§ Dataset content
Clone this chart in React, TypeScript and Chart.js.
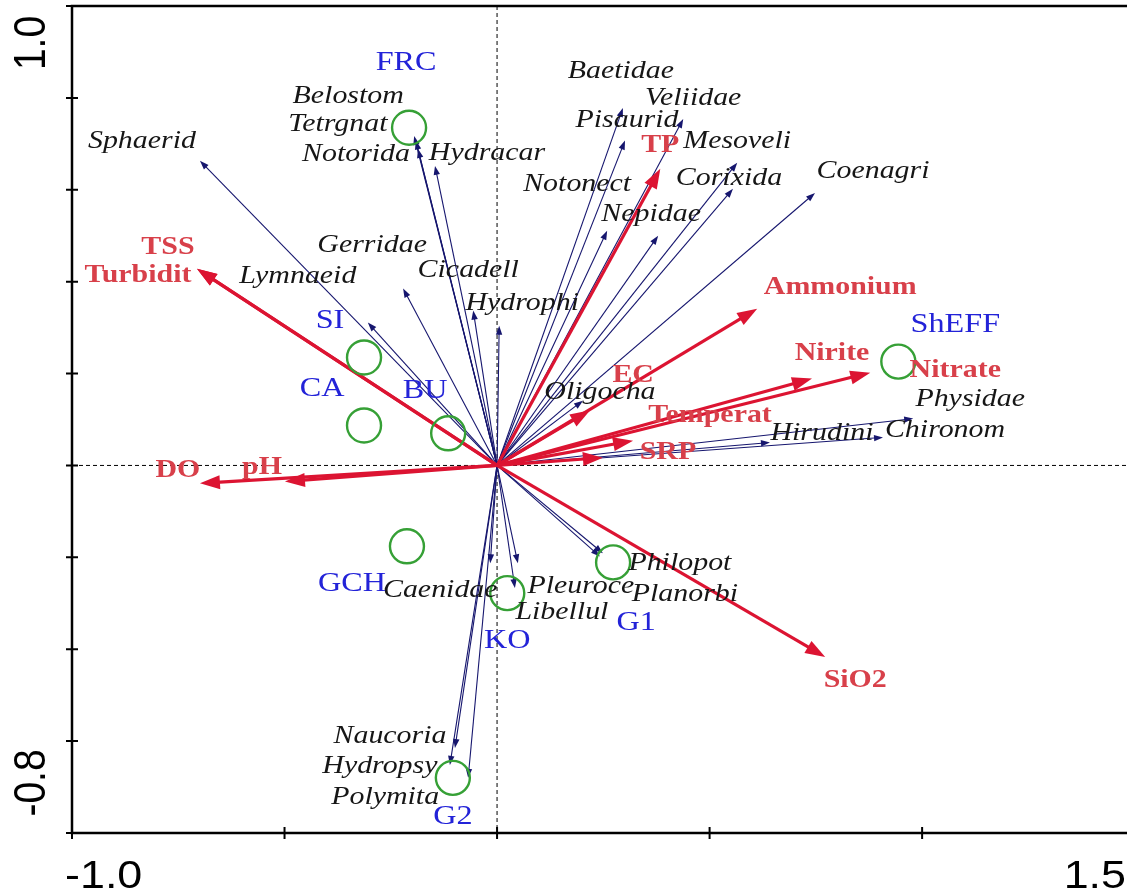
import React, { useEffect, useRef } from 'react';
import { Chart, registerables } from 'chart.js';

Chart.register(...registerables);

// ---- Data (CCA biplot scores) ----
const speciesNames = ['Sphaerid', 'Belostom', 'Tetrgnat', 'Notorida', 'Hydracar', 'Gerridae', 'Lymnaeid', 'Cicadell', 'Hydrophi', 'Baetidae', 'Veliidae', 'Pisaurid', 'Mesoveli', 'Corixida', 'Coenagri', 'Notonect', 'Nepidae', 'Oligocha', 'Hirudini', 'Chironom', 'Physidae', 'Philopot', 'Planorbi', 'Pleuroce', 'Libellul', 'Caenidae', 'Naucoria', 'Hydropsy', 'Polymita'];
const speciesX = [-0.699, -0.195, -0.191, -0.186, -0.146, -0.221, -0.304, -0.056, 0.005, 0.296, 0.438, 0.301, 0.565, 0.555, 0.748, 0.259, 0.379, 0.202, 0.642, 0.908, 0.979, 0.249, 0.242, 0.049, 0.042, -0.016, -0.099, -0.111, -0.068];
const speciesY = [0.663, 0.717, 0.707, 0.689, 0.652, 0.385, 0.311, 0.337, 0.304, 0.778, 0.754, 0.707, 0.659, 0.602, 0.593, 0.511, 0.500, 0.141, 0.050, 0.061, 0.102, -0.191, -0.198, -0.213, -0.267, -0.213, -0.615, -0.652, -0.680];

const envNames = ['TSS', 'Turbidit', 'DO', 'pH', 'TP', 'Ammonium', 'EC', 'Nirite', 'Nitrate', 'Temperat', 'SRP', 'SiO2'];
const envX = [-0.706, -0.706, -0.699, -0.499, 0.384, 0.612, 0.219, 0.741, 0.878, 0.320, 0.249, 0.772];
const envY = [0.428, 0.428, -0.039, -0.035, 0.646, 0.341, 0.120, 0.189, 0.202, 0.054, 0.017, -0.417];

const siteNames = ['FRC', 'SI', 'CA', 'BU', 'ShEFF', 'GCH', 'KO', 'G1', 'G2'];
const siteX = [-0.207, -0.313, -0.313, -0.115, 0.944, -0.212, 0.024, 0.273, -0.104];
const siteY = [0.735, 0.235, 0.087, 0.070, 0.226, -0.176, -0.278, -0.211, -0.680];

const xTickValues = [-1.0, -0.5, 0, 0.5, 1.0];
const yTickValues = [-0.8, -0.6, -0.4, -0.2, 0, 0.2, 0.4, 0.6, 0.8, 1.0];
const xTickLabels = ['-1.0', '1.5'];
const yTickLabels = ['1.0', '-0.8'];

// ---- Label placement (pixel offsets from the mark) ----
const speciesLabelOffsets: [number, number][] = [
  [-58, -20], [-66, -40], [-78, -16], [-62, 5], [52, -13], [-31, -43], [-70, -46], [-5, -40], [23, -23],
  [-2, -37], [10, -21], [2, -20], [0, -21], [-4, -11], [58, -22], [-30, -46], [-7, -22], [17, -8],
  [52, -9], [62, -7], [57, -19], [77, 10], [85, 38], [63, 23], [47, 24], [-50, 27], [-65, -12], [-70, 1], [-83, 19],
];
const envLabelOffsets: [number, number][] = [
  [-29, -22], [-59, 6], [-22, -13], [-23, -14], [0, -23], [83, -21], [43, -35], [20, -25], [85, -2], [77, -25], [65, -5], [30, 23],
];
const siteLabelOffsets: [number, number][] = [
  [-3, -65], [-34, -37], [-42, -37], [-23, -43], [57, -37], [-55, 37], [0, 47], [23, 60], [0, 39],
];

const STRETCH = 1.15;
const NAVY = '#16166e';
const RED = '#dc1432';
const RED_TEXT = '#d8404a';
const BLUE_TEXT = '#2323d8';
const GREEN = '#36a036';

function drawText(ctx: CanvasRenderingContext2D, text: string, x: number, y: number, font: string, color: string) {
  ctx.save();
  ctx.translate(x, y);
  ctx.scale(STRETCH, 1);
  ctx.font = font;
  ctx.fillStyle = color;
  ctx.textAlign = 'center';
  ctx.textBaseline = 'middle';
  ctx.fillText(text, 0, 0);
  ctx.restore();
}

function drawArrow(ctx: CanvasRenderingContext2D, x0: number, y0: number, x1: number, y1: number, color: string, lw: number, hl: number, hw: number) {
  const dx = x1 - x0, dy = y1 - y0;
  const len = Math.hypot(dx, dy) || 1;
  const ux = dx / len, uy = dy / len;
  const bx = x1 - ux * hl, by = y1 - uy * hl;
  ctx.save();
  ctx.strokeStyle = color;
  ctx.fillStyle = color;
  ctx.lineWidth = lw;
  ctx.beginPath();
  ctx.moveTo(x0, y0);
  ctx.lineTo(x1 - ux * hl * 0.6, y1 - uy * hl * 0.6);
  ctx.stroke();
  ctx.beginPath();
  ctx.moveTo(x1, y1);
  ctx.lineTo(bx - uy * hw, by + ux * hw);
  ctx.lineTo(bx + uy * hw, by - ux * hw);
  ctx.closePath();
  ctx.fill();
  ctx.restore();
}

const biplotPlugin = {
  id: 'biplot',
  beforeDatasetsDraw(chart: any) {
    const { ctx, chartArea, scales } = chart;
    const xs = scales.x, ys = scales.y;
    const ox = xs.getPixelForValue(0), oy = ys.getPixelForValue(0);
    ctx.save();
    // dashed zero lines
    ctx.strokeStyle = '#000';
    ctx.lineWidth = 1;
    ctx.setLineDash([4, 3]);
    ctx.beginPath();
    ctx.moveTo(ox, chartArea.top);
    ctx.lineTo(ox, chartArea.bottom);
    ctx.moveTo(chartArea.left, oy);
    ctx.lineTo(chartArea.right, oy);
    ctx.stroke();
    ctx.setLineDash([]);
    // species arrows
    speciesX.forEach((v, i) => {
      drawArrow(ctx, ox, oy, xs.getPixelForValue(v), ys.getPixelForValue(speciesY[i]), NAVY, 1.1, 9, 3.2);
    });
    // environmental arrows
    envX.forEach((v, i) => {
      drawArrow(ctx, ox, oy, xs.getPixelForValue(v), ys.getPixelForValue(envY[i]), RED, 3.2, 20, 7);
    });
    ctx.restore();
  },
  afterDatasetsDraw(chart: any) {
    const { ctx, chartArea, scales } = chart;
    const xs = scales.x, ys = scales.y;
    ctx.save();
    // labels
    speciesNames.forEach((n, i) => {
      const px = xs.getPixelForValue(speciesX[i]), py = ys.getPixelForValue(speciesY[i]);
      const [dx, dy] = speciesLabelOffsets[i];
      drawText(ctx, n, px + dx, py + dy, 'italic 26px "Liberation Serif", "Times New Roman", serif', '#161616');
    });
    envNames.forEach((n, i) => {
      const px = xs.getPixelForValue(envX[i]), py = ys.getPixelForValue(envY[i]);
      const [dx, dy] = envLabelOffsets[i];
      drawText(ctx, n, px + dx, py + dy, 'bold 26px "Liberation Serif", "Times New Roman", serif', RED_TEXT);
    });
    siteNames.forEach((n, i) => {
      const px = xs.getPixelForValue(siteX[i]), py = ys.getPixelForValue(siteY[i]);
      const [dx, dy] = siteLabelOffsets[i];
      drawText(ctx, n, px + dx, py + dy, '28px "Liberation Serif", "Times New Roman", serif', BLUE_TEXT);
    });
    // frame
    ctx.strokeStyle = '#000';
    ctx.lineWidth = 2.5;
    ctx.beginPath();
    ctx.moveTo(chartArea.right, chartArea.top);
    ctx.lineTo(chartArea.left, chartArea.top);
    ctx.lineTo(chartArea.left, chartArea.bottom);
    ctx.lineTo(chartArea.right, chartArea.bottom);
    ctx.stroke();
    // ticks
    ctx.lineWidth = 2;
    ctx.beginPath();
    yTickValues.forEach((v) => {
      const py = ys.getPixelForValue(v);
      ctx.moveTo(chartArea.left - 6, py);
      ctx.lineTo(chartArea.left + 6, py);
    });
    xTickValues.forEach((v) => {
      const px = xs.getPixelForValue(v);
      ctx.moveTo(px, chartArea.bottom - 6);
      ctx.lineTo(px, chartArea.bottom + 6);
    });
    ctx.stroke();
    // tick labels
    const axFont = '39px "Liberation Sans", Arial, sans-serif';
    ctx.save();
    ctx.font = axFont;
    const w10 = ctx.measureText(xTickLabels[0]).width * STRETCH;
    const w15 = ctx.measureText(xTickLabels[1]).width * STRETCH;
    ctx.restore();
    drawText(ctx, xTickLabels[0], 65 + w10 / 2, chartArea.bottom + 44, axFont, '#000');
    drawText(ctx, xTickLabels[1], chartArea.right - w15 / 2 - 1, chartArea.bottom + 44, axFont, '#000');
    const drawRot = (t: string, cy: number) => {
      ctx.save();
      ctx.translate(33, cy);
      ctx.scale(STRETCH, 1);
      ctx.rotate(-Math.PI / 2);
      ctx.font = axFont;
      ctx.fillStyle = '#000';
      ctx.textAlign = 'center';
      ctx.textBaseline = 'middle';
      ctx.fillText(t, 0, 0);
      ctx.restore();
    };
    drawRot(yTickLabels[0], 43);
    drawRot(yTickLabels[1], 783);
    ctx.restore();
  },
};

export default function App() {
  const canvasRef = useRef<HTMLCanvasElement | null>(null);
  useEffect(() => {
    if (!canvasRef.current) return;
    const chart = new Chart(canvasRef.current, {
      type: 'scatter',
      data: {
        datasets: [
          {
            label: 'Sites',
            data: siteX.map((x, i) => ({ x, y: siteY[i] })),
            pointRadius: 17,
            pointBorderWidth: 2.4,
            pointBorderColor: GREEN,
            pointBackgroundColor: 'rgba(0,0,0,0)',
          },
          {
            label: 'Species',
            data: speciesX.map((x, i) => ({ x, y: speciesY[i] })),
            pointRadius: 0,
          },
          {
            label: 'Environment',
            data: envX.map((x, i) => ({ x, y: envY[i] })),
            pointRadius: 0,
          },
        ],
      },
      options: {
        animation: false,
        responsive: true,
        maintainAspectRatio: false,
        layout: { autoPadding: false, padding: { left: 72, right: 0, top: 6, bottom: 61 } },
        plugins: { legend: { display: false }, tooltip: { enabled: false } },
        scales: {
          x: { type: 'linear', min: -1.0, max: 1.482, display: false },
          y: { type: 'linear', min: -0.8, max: 1.0, display: false },
        },
      },
      plugins: [biplotPlugin],
    });
    return () => chart.destroy();
  }, []);
  return (
    <div style={{ position: 'fixed', left: 0, top: 0, width: 1127, height: 894, background: '#fff' }}>
      <canvas ref={canvasRef} />
    </div>
  );
}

§ Exercise prompt
Check every line for "React" and show the ones that have it.

§ Solution
Clone this chart in React, TypeScript and Chart.js.
import React, { useEffect, useRef } from 'react';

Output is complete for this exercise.